The way it began wasn’t much better, either.

The Eagles opened 2013 by losing their four nonleague games by a combined score of 145-0. They won a 13-6 Los Padres League game against lowly Santa Maria before ending the year with four more consecutive defeats.

So in the months to follow, while the incoming senior class implored the rest of the team to dedicate themselves to the weight room, Loney and his coaching staff scrapped the double-wing offense they thought would take advantage of their talents and got to work implementing a spread scheme that still stuck to their run-first roots.

What resulted was a set of new formations and plays that got speedsters — such as senior Christian Hauser — the ball in space as well as power runners — like sophomore Nate Avery — running downhill toward the hole.

Add Bryson Messer, who leads the team with 380 rushing yards, reliable receivers Scott Rigdon and Avery Shannon, and quarterbacks Jordan Bernal and Gunnar Griffin, and suddenly Loney has a bevy of options at his disposal with an offense to utilize them in.

“I thought I had an offense (last year) that fit the kids and it just didn’t,” the coach said. “But one of the things we didn’t necessarily have is the luxury of going multiple places with the ball.

“We don’t have many 100-yard rushers in our games (this year), but we still run in the high (200s) and low (300s). Same thing in the passing game; everyone has three or four catches.”

Templeton (6-1, 1-0 Northern League) was blasted at home, 66-27, in the season opener against traditionally strong Bakersfield Christian, but Hauser’s 90 rushing yards, Rigdon’s 85 receiving yards and the 27 points were a sign of things to come.

“Credit to the kids’ stubbornness,” said Loney, as his team followed the loss with six straight wins. “I guess it comes back to what they set in January to change the trend. Things were going to go bad, and instead of hanging your head, you fight to the end.”

The Eagles will line up tonight across from a team facing a similar choice.

Morro Bay (2-5, 0-1) entered last week’s league opener against Nipomo coming off a tough nonleague schedule that included undefeated teams in Lompoc and Paso Robles and one-loss Atascadero.

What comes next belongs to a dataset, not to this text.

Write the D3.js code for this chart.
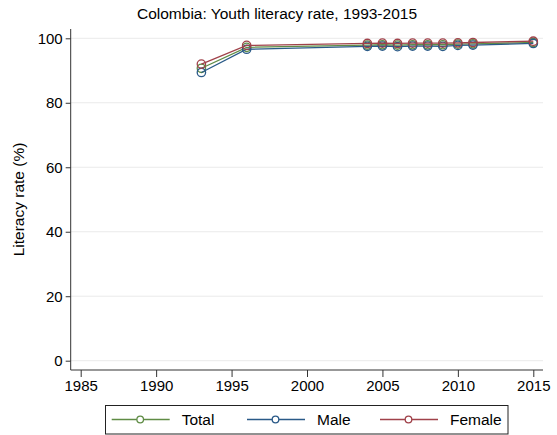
<!DOCTYPE html>
<html><head><meta charset="utf-8">
<script src="https://cdn.jsdelivr.net/npm/d3@7/dist/d3.min.js"></script>
<style>body{margin:0;background:#fff}svg{display:block;font-family:"Liberation Sans",Arial,sans-serif}</style>
</head><body><div id="chart"></div>
<script>
const years = [1993, 1996, 2004, 2005, 2006, 2007, 2008, 2009, 2010, 2011, 2015];
const total = [90.7, 97.2, 97.9, 98.0, 97.9, 98.0, 98.0, 98.0, 98.2, 98.3, 98.7];
const male = [89.4, 96.6, 97.5, 97.6, 97.4, 97.6, 97.6, 97.5, 97.8, 97.9, 98.4];
const female = [92.0, 97.8, 98.4, 98.5, 98.4, 98.5, 98.5, 98.5, 98.6, 98.7, 99.1];
const xTicks = [1985, 1990, 1995, 2000, 2005, 2010, 2015];
const yTicks = [0, 20, 40, 60, 80, 100];
const seriesNames = ["Total", "Male", "Female"];
const seriesColors = ["#5f8c45", "#2a5a88", "#a0424a"];
const titleText = "Colombia: Youth literacy rate, 1993-2015";
const yTitle = "Literacy rate (%)";

const W = 557, H = 435;
const FF = "'Liberation Sans', Arial, sans-serif";
const svg = d3.select("#chart").append("svg").attr("width", W).attr("height", H);

const x = d3.scaleLinear().domain([1985, 2015]).range([80.7, 533.3]);
const y = d3.scaleLinear().domain([0, 100]).range([360.7, 38.3]);
const xL = 70.7, xR = 543, yB = 370, yT = 29;

svg.append("g").selectAll("line").data(yTicks).join("line")
  .attr("x1", xL).attr("x2", xR).attr("y1", d => y(d)).attr("y2", d => y(d))
  .attr("stroke", "#eaeaea").attr("stroke-width", 1);

const yAxis = svg.append("g").attr("transform", `translate(${xL},0)`)
  .call(d3.axisLeft(y).tickValues(yTicks).tickSize(5).tickPadding(3).tickFormat(d3.format("d")));
yAxis.select(".domain").attr("d", `M0,${yT}V${yB}`).attr("stroke", "#333");
yAxis.selectAll(".tick line").attr("stroke", "#333");
yAxis.selectAll("text").attr("font-size", 15).attr("fill", "#000").attr("font-family", FF);

const xAxis = svg.append("g").attr("transform", `translate(0,${yB})`)
  .call(d3.axisBottom(x).tickValues(xTicks).tickSize(7).tickPadding(3).tickFormat(d3.format("d")));
xAxis.select(".domain").attr("d", `M${xL},0H${xR}`).attr("stroke", "#333");
xAxis.selectAll(".tick line").attr("stroke", "#333");
xAxis.selectAll("text").attr("font-size", 15).attr("fill", "#000").attr("font-family", FF);

svg.append("text").attr("x", 277).attr("y", 19).attr("text-anchor", "middle")
  .attr("font-size", 15.5).attr("font-family", FF).text(titleText);
svg.append("text").attr("transform", `translate(24,${(y(0) + y(100)) / 2}) rotate(-90)`)
  .attr("text-anchor", "middle").attr("font-size", 15.5).attr("font-family", FF).text(yTitle);

const data = [total, male, female];
const line = d3.line().x((d, i) => x(years[i])).y(d => y(d));
data.forEach((vals, k) => {
  const g = svg.append("g");
  g.append("path").datum(vals).attr("d", line).attr("fill", "none")
    .attr("stroke", seriesColors[k]).attr("stroke-width", 1.3);
  g.selectAll("circle").data(vals).join("circle")
    .attr("cx", (d, i) => x(years[i])).attr("cy", d => y(d)).attr("r", 4.2)
    .attr("fill", "none").attr("stroke", seriesColors[k]).attr("stroke-width", 1.3);
});

const lg = svg.append("g");
lg.append("rect").attr("x", 105.5).attr("y", 405.5).attr("width", 402.5).attr("height", 28.5)
  .attr("fill", "#fff").attr("stroke", "#222").attr("stroke-width", 1);
const lx = [111.7, 247, 380];
seriesNames.forEach((n, k) => {
  const x0 = lx[k];
  lg.append("line").attr("x1", x0).attr("x2", x0 + 58).attr("y1", 419.5).attr("y2", 419.5)
    .attr("stroke", seriesColors[k]).attr("stroke-width", 1.3);
  lg.append("circle").attr("cx", x0 + 28.5).attr("cy", 419.5).attr("r", 3.3)
    .attr("fill", "#fff").attr("stroke", seriesColors[k]).attr("stroke-width", 1.3);
  lg.append("text").attr("x", x0 + 70).attr("y", 425).attr("font-size", 15.5).attr("font-family", FF).text(n);
});
</script></body></html>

The Pirates shut down the Titans’ high-octane offense for the entire game — which included holding Nipomo to just 2 rushing yards on 31 carries — but gave up a long touchdown pass on fourth down in the final minute to lose 15-14.

“It was very demoralizing, and it still is,” Morro Bay coach Jack Greer said. “I’ve been in many close games that have gone either way, and that was probably the most disappointing loss I’ve ever been associated with — just because of the way it happened and how well we played.”

Greer said his defense did a great job showing multiple fronts and packages — plus a lot of “window dressing” — to slow down an attack that had scored 34 points against Lompoc, 21 versus Atascadero and 27 against Arroyo Grande.

“Our guys did a phenomenal job of executing,” Greer said. The Titans “have a very complex offense, but I just feel very comfortable with my players trying to neutralize what teams like that want to do against us.”

The Pirates scored their 14 points in the first half before starting quarterback Isaac Manaputy left with a neck injury.

“Then we struggled for the remainder of the game,” Greer admitted.

Manaputy, a junior, and senior running back Will Unks have been the featured backs in a new offense that, like Templeton’s, likes to spread the field to give its runners space.

Greer said it’s unclear yet if Manaputy will be healthy enough to play tonight, or if the Pirates will have to turn to backup Anthony Hazel.

Morro Bay has had the upper hand of late in the Clash of the Coast rivalry, winning the split-helmet trophy the past two years with a 13-6 victory last year and a 48-24 triumph in 2012.

Overall, however, the matchup has been a close one.

Since it became an annual game in 2006, the Pirates have won five of the eight matchups, but have only outscored the Eagles by a total of 200 to 192.

Those figures average out to a score of 25-24 per game — a final neither side would be surprised to see this time around.

“We’re telling our kids that you can go 6-4 and not make the playoffs. This is where it really counts,” Loney said. “What we’ve done before is nice and great, but if we want to make it to the playoffs, we’ve got to go through these guys.”